Preoperative anteroposterior and lateral film radiographs of the left knee showing tibial tuberosity avulsion fracture and proximal tibial fracture.

FIGURE 2

Postoperative anteroposterior and lateral film radiographs in 2 days after operation.

FIGURE 3

Postoperative anteroposterior and lateral film radiographs in 3 months after operation showed absorption of tibial fracture fragments for the cut of the patients at the time of injured breakdown.

FIGURE 4

Postoperative anteroposterior and lateral film radiographs in 12 months showed that fractures eventually healed.

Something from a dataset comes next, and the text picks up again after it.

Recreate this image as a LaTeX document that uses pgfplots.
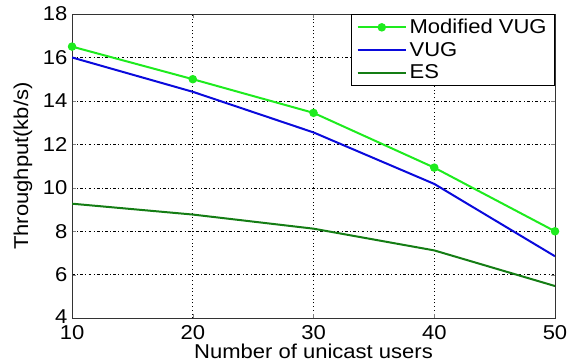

A medical and endocrinological examination was performed with negative results and no systemic diseases and predisposing factors were found during patient's hospitalization. Rehabilitative exercises and progressive weight bearing were begun according to the imaging results. He had full range of motion in left knee after 12 weeks. The patient was allowed full weight bearing at 6 months, and at 12 months after operation he was asymptomatic with a full range of motion and good strength and has returned to work with no limitations (Figure 5).

FIGURE 5

The left knee appearance at 12 months postoperatively was showed in (A), the left knee function at 12 months postoperatively was showed in (B).

DISCUSSION

The avulsion fracture of the tibial tuberosity is regarded as a substantial injury to the extensor mechanism as the patellar tendon is attached to the tibial tuberosity. Biomechanically, the degree of flexion of the knee at the time of injury was considered closely related to the fracture pattern and the size of the avulsed fragments. We believed that the tibial tuberosity avulsion fracture should be considered an intraarticular fracture, because a malunion will affect the trajectory of the patella resulting in patellar subluxation and poor extension power. Consequently an anatomical reduction and stable fixation is required to assure it heals anatomically. We used a minimally invasive lateral surgical approach to the tibia and extended to the tibial tubercle to achieve these goals. The screws should be inserted angular to the proximal tibia, which can increase the screw holding force. Nonsurgical treatments may cause fracture malunion, anterior knee pain, and even patellar dislocation. Despite a locking compression plate combined with minimally invasive percutaneous plate osteosynthesis techniques to prevent the blood supply of the fracture from being destroyed, a wound dehiscence and the proximal tibia fractures experienced fragment resorption and sclerosis but ultimately healed. The main factors of bone healing were as follows, first, the blood supply of proximal of tibia was better than the distal. Second, by 3 months, the fibula fracture had almost healed relieving some of stress from the tibial plate and helped to ensure the stability of the construct and provided a better environment for tibial fracture healed. Third, at the same time the patient's skin healed, we recommend the use of a minimally invasive lateral surgical approach to the proximal tibia with extension to the tibial tubercle to allow stable fixation of both fractures so early range of motion can be started to avoid the development of a knee arthrofibrosis and stiffness.